È questo il caso dei richiedenti asilo che, pur rappresentando una fetta enorme dei braccianti agricoli, restano esclusi dalla possbilità di regolarizzare la propria posizione poiché la dichiarazione di presenza è per loro di fatto impossibile da produrre.
Questa dichiarazione, infatti, viene rilasciata solo a seguito di entrata sul territorio con visto regolare.
I cittadini richiedenti asilo entrano, invece, attraverso un sistema, quello della protezione internazionale, che non prevede il rilascio della dichiarazione e che, di fatto, li pone in un limbo giuridio di incertezza a tempo orami indeterminato.
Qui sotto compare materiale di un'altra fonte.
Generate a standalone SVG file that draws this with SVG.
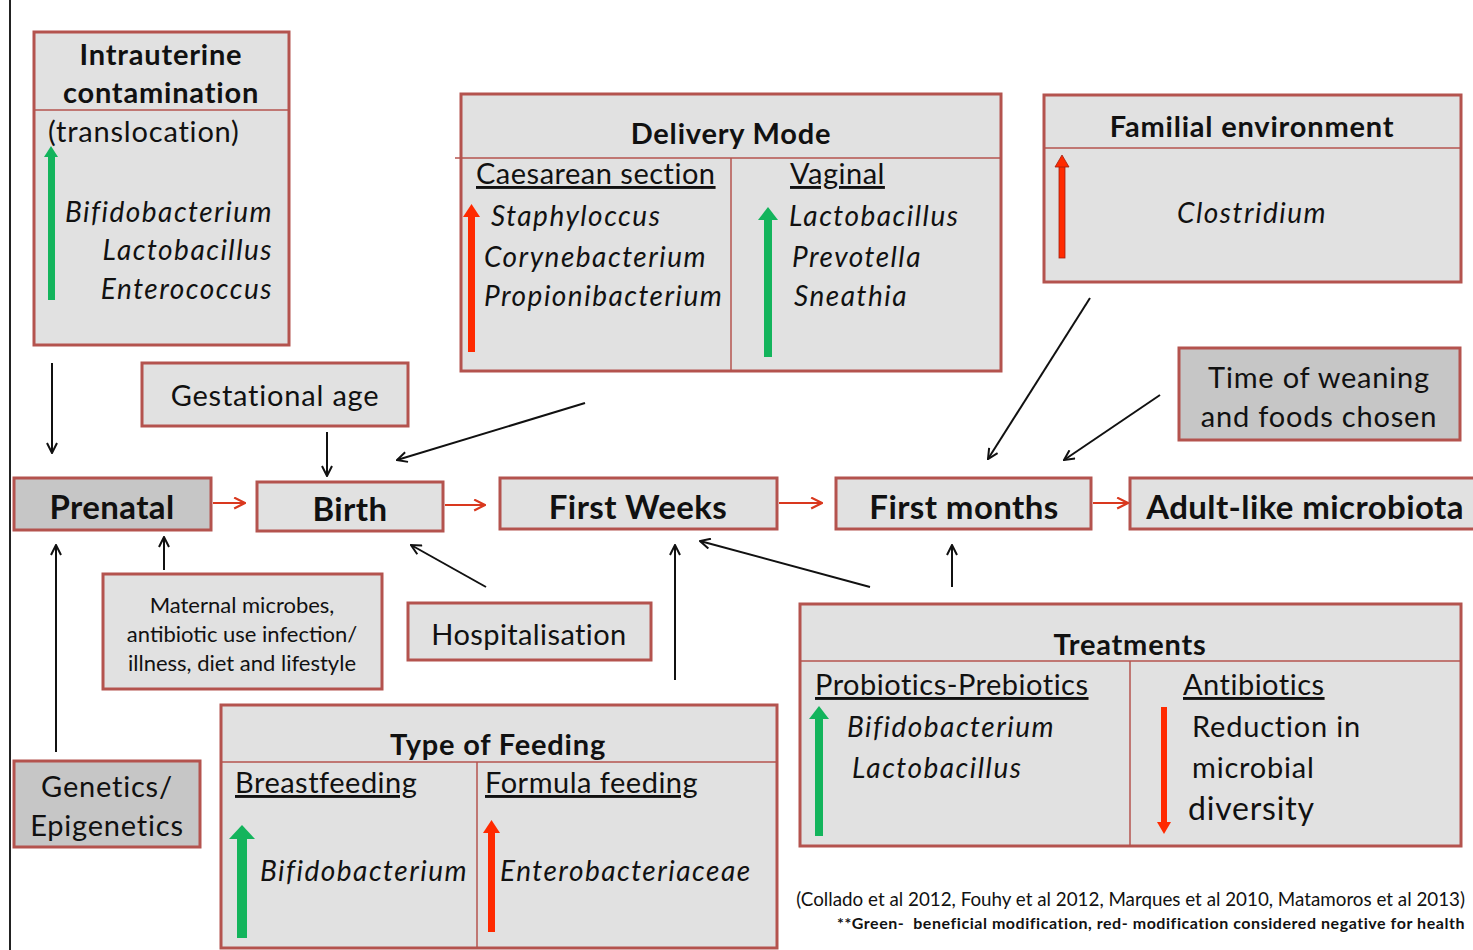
<svg xmlns="http://www.w3.org/2000/svg" width="1473" height="950" viewBox="0 0 1473 950">
<defs>
<style>
text{font-family:Lato,"Open Sans","Liberation Sans",sans-serif;fill:#111}
.box{fill:#e1e1e1;stroke:#b4534e;stroke-width:3}
.dark{fill:#c6c6c6;stroke:#b4534e;stroke-width:3}
.div{stroke:#b4534e;stroke-width:1.5;fill:none}
.t{font-weight:bold;font-size:29px;letter-spacing:0.8px;text-anchor:middle}
.big{font-weight:bold;font-size:33px;letter-spacing:0.4px;text-anchor:middle}
.it{font-style:italic;font-size:28px;letter-spacing:1.5px}
.n{font-size:29px;letter-spacing:0.8px}
.u{font-size:29px;letter-spacing:0.5px;text-decoration:underline}
.c{stroke:#111;stroke-width:2;fill:none}
.r{stroke:#d9381e;stroke-width:2;fill:none}
.g{fill:#13b45c}
.rd{fill:#ff2a00}
</style>
<marker id="ab" viewBox="0 0 12 12" refX="11" refY="6" markerWidth="12" markerHeight="12" markerUnits="userSpaceOnUse" orient="auto"><path d="M1,1 L11,6 L1,11" fill="none" stroke="#111" stroke-width="2"/></marker>
<marker id="ar" viewBox="0 0 12 12" refX="11" refY="6" markerWidth="13" markerHeight="13" markerUnits="userSpaceOnUse" orient="auto"><path d="M1,1 L11,6 L1,11" fill="none" stroke="#d9381e" stroke-width="2"/></marker>
</defs>
<rect width="1473" height="950" fill="#fff"/>
<line x1="10" y1="0" x2="10" y2="950" stroke="#222" stroke-width="2"/>

<g id="intrauterine">
<rect class="box" x="34" y="32" width="255" height="313"/>
<line class="div" x1="34" y1="110" x2="289" y2="110"/>
<text class="t" x="161" y="65">Intrauterine</text>
<text class="t" x="161" y="103">contamination</text>
<text class="n" x="48" y="142">(translocation)</text>
<rect class="g" x="48" y="156" width="7" height="144"/><path class="g" d="M44,157 L51,146 L58,157Z"/>
<text class="it" x="273" y="222" text-anchor="end">Bifidobacterium</text>
<text class="it" x="273" y="260" text-anchor="end">Lactobacillus</text>
<text class="it" x="273" y="299" text-anchor="end">Enterococcus</text>
</g>

<g id="delivery">
<rect class="box" x="461" y="94" width="540" height="277"/>
<line class="div" x1="455" y1="158" x2="1000" y2="158"/>
<line class="div" x1="731" y1="158" x2="731" y2="371"/>
<text class="t" x="731" y="144">Delivery Mode</text>
<text class="u" x="476" y="184">Caesarean section</text>
<text class="u" x="790" y="184">Vaginal</text>
<rect class="rd" x="468" y="216" width="7" height="136"/><path class="rd" d="M463,217 L471.5,204 L480,217Z"/>
<text class="it" x="491" y="226">Staphyloccus</text>
<text class="it" x="484" y="267">Corynebacterium</text>
<text class="it" x="484" y="306">Propionibacterium</text>
<rect class="g" x="764" y="219" width="8" height="138"/><path class="g" d="M758,220 L768,207 L778,220Z"/>
<text class="it" x="789" y="226">Lactobacillus</text>
<text class="it" x="792" y="267">Prevotella</text>
<text class="it" x="794" y="306">Sneathia</text>
</g>

<g id="familial">
<rect class="box" x="1044" y="95" width="417" height="187"/>
<line class="div" x1="1044" y1="148" x2="1461" y2="148"/>
<text class="t" x="1252" y="137">Familial environment</text>
<rect x="1059" y="166" width="6" height="92" fill="#ff2a00" stroke="#a02010" stroke-width="0.8"/><path d="M1055,167 L1062,155 L1069,167Z" fill="#ff2a00" stroke="#a02010" stroke-width="0.8"/>
<text class="it" x="1252" y="223" text-anchor="middle">Clostridium</text>
</g>

<g id="weaning">
<rect class="dark" x="1179" y="348" width="281" height="92"/>
<text class="n" x="1319" y="388" text-anchor="middle">Time of weaning</text>
<text class="n" x="1319" y="427" text-anchor="middle">and foods chosen</text>
</g>

<g id="gestational">
<rect class="box" x="142" y="363" width="266" height="63"/>
<text class="n" x="275" y="406" text-anchor="middle">Gestational age</text>
</g>

<g id="prenatal">
<rect class="dark" x="14" y="478" width="197" height="52"/>
<text class="big" x="112" y="519">Prenatal</text>
</g>
<g id="birth">
<rect class="box" x="257" y="482" width="186" height="49"/>
<text class="big" x="350" y="521">Birth</text>
</g>
<g id="firstweeks">
<rect class="box" x="500" y="478" width="277" height="51"/>
<text class="big" x="638" y="519">First Weeks</text>
</g>
<g id="firstmonths">
<rect class="box" x="836" y="478" width="255" height="51"/>
<text class="big" x="964" y="519">First months</text>
</g>
<g id="adult">
<rect class="box" x="1130" y="478" width="346" height="51"/>
<text class="big" x="1305" y="519">Adult-like microbiota</text>
</g>

<g id="maternal">
<rect class="box" x="103" y="574" width="279" height="115"/>
<text x="242" y="613" text-anchor="middle" font-size="22">Maternal microbes,</text>
<text x="242" y="642" text-anchor="middle" font-size="22">antibiotic use infection/</text>
<text x="242" y="671" text-anchor="middle" font-size="22">illness, diet and lifestyle</text>
</g>

<g id="hospitalisation">
<rect class="box" x="408" y="603" width="243" height="57"/>
<text class="n" x="529" y="645" text-anchor="middle" style="letter-spacing:0.4px">Hospitalisation</text>
</g>

<g id="genetics">
<rect class="dark" x="14" y="761" width="186" height="86"/>
<text class="n" x="107" y="797" text-anchor="middle">Genetics/</text>
<text class="n" x="107" y="836" text-anchor="middle">Epigenetics</text>
</g>

<g id="feeding">
<rect class="box" x="221" y="705" width="556" height="243"/>
<line class="div" x1="221" y1="762" x2="777" y2="762"/>
<line class="div" x1="477" y1="762" x2="477" y2="948"/>
<text class="t" x="498" y="755">Type of Feeding</text>
<text class="u" x="235" y="793">Breastfeeding</text>
<text class="u" x="485" y="793">Formula feeding</text>
<rect class="g" x="237" y="838" width="10" height="100"/><path class="g" d="M229,839 L242,825 L255,839Z"/>
<text class="it" x="260" y="881">Bifidobacterium</text>
<rect class="rd" x="488" y="832" width="7" height="100"/><path class="rd" d="M483,833 L491.5,820 L500,833Z"/>
<text class="it" x="500" y="881">Enterobacteriaceae</text>
</g>

<g id="treatments">
<rect class="box" x="800" y="604" width="661" height="242"/>
<line class="div" x1="800" y1="661" x2="1461" y2="661"/>
<line class="div" x1="1130" y1="661" x2="1130" y2="846"/>
<text class="t" x="1130" y="655">Treatments</text>
<text class="u" x="815" y="695">Probiotics-Prebiotics</text>
<text class="u" x="1183" y="695">Antibiotics</text>
<rect class="g" x="815" y="718" width="8" height="118"/><path class="g" d="M809,719 L819,706 L829,719Z"/>
<text class="it" x="847" y="737">Bifidobacterium</text>
<text class="it" x="852" y="778">Lactobacillus</text>
<rect class="rd" x="1161" y="707" width="6" height="116"/><path class="rd" d="M1157,822 L1164,834 L1171,822Z"/>
<text class="n" x="1192" y="737">Reduction in</text>
<text class="n" x="1192" y="778">microbial</text>
<text x="1188" y="820" font-size="32" letter-spacing="0.8">diversity</text>
</g>

<g id="footer">
<text x="1465" y="906" text-anchor="end" font-size="18.8">(Collado et al 2012, Fouhy et al 2012, Marques et al 2010, Matamoros et al 2013)</text>
<text x="1465" y="929" text-anchor="end" font-size="16" font-weight="bold" letter-spacing="0.55" style="white-space:pre">**Green-  beneficial modification, red- modification considered negative for health</text>
</g>

<g id="connectors">
<line class="c" x1="52" y1="363" x2="52" y2="453" marker-end="url(#ab)"/>
<line class="c" x1="327" y1="432" x2="327" y2="476" marker-end="url(#ab)"/>
<line class="c" x1="585" y1="403" x2="397" y2="460" marker-end="url(#ab)"/>
<line class="c" x1="1090" y1="298" x2="988" y2="459" marker-end="url(#ab)"/>
<line class="c" x1="1160" y1="395" x2="1064" y2="460" marker-end="url(#ab)"/>
<line class="c" x1="56" y1="752" x2="56" y2="545" marker-end="url(#ab)"/>
<line class="c" x1="164" y1="570" x2="164" y2="537" marker-end="url(#ab)"/>
<line class="c" x1="486" y1="587" x2="411" y2="545" marker-end="url(#ab)"/>
<line class="c" x1="675" y1="680" x2="675" y2="545" marker-end="url(#ab)"/>
<line class="c" x1="870" y1="587" x2="700" y2="541" marker-end="url(#ab)"/>
<line class="c" x1="952" y1="587" x2="952" y2="545" marker-end="url(#ab)"/>
<line class="r" x1="213" y1="503" x2="245" y2="503" marker-end="url(#ar)"/>
<line class="r" x1="445" y1="505" x2="485" y2="505" marker-end="url(#ar)"/>
<line class="r" x1="779" y1="503" x2="822" y2="503" marker-end="url(#ar)"/>
<line class="r" x1="1093" y1="503" x2="1128" y2="503" marker-end="url(#ar)"/>
</g>
</svg>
Invece di affrontare il problema nella sua interezza e dal punto di vista della tutela dei diritti umani, il governo ha scelto di muoversi secondo una logica selettiva, volta a regolarizzare solo il numero esatto di lavoratori strettamente necessario alle esigenze del sistema economico e produttivo.

Una logica che avalla, anche sul piano culturale, l’uso dei corpi “stranieri”, che possono “emergere” solo se e quando servono alla produzione ed alle condizioni del sistema in cui devono essere utilizzati.
Seguendo questa logica, le lacrime della Ministra assumono un sapore completamente diverso, da quello spiegato in conferenza stampa.
Il Covid 19 sembra essere stato solo la scusa socialmente accettabile per procedere ad una sanatoria che diversamente avrebbe trovato numerosi ostacoli, atteso il clima politico infuocato che caratterizza l’immigrazione.
Anche la scelta di imporre il pagamento di una somma forfetttaria pari a 500 euro costituisce una evidente discrimazione, essendo noto a chiunque che una somma del genere per un qualsiasi bracciante è spesso irraggiungibile.
La sanatoria è, dunque, una ennesima occasione persa che oggi però appare ancora più inaccettabile alla luce della oramai conclamata necessità di questo Paese degli stranieri, i soli, evidentemente, a svolgere lavori per cui non esiste più personale italiano.
Pare quindi che non rubino il lavoro agli italiani, ma che, al contrario, siano essenziali per l’economia di questo Paese, come lo è stato il lievito durante il lockdown appena trascorso.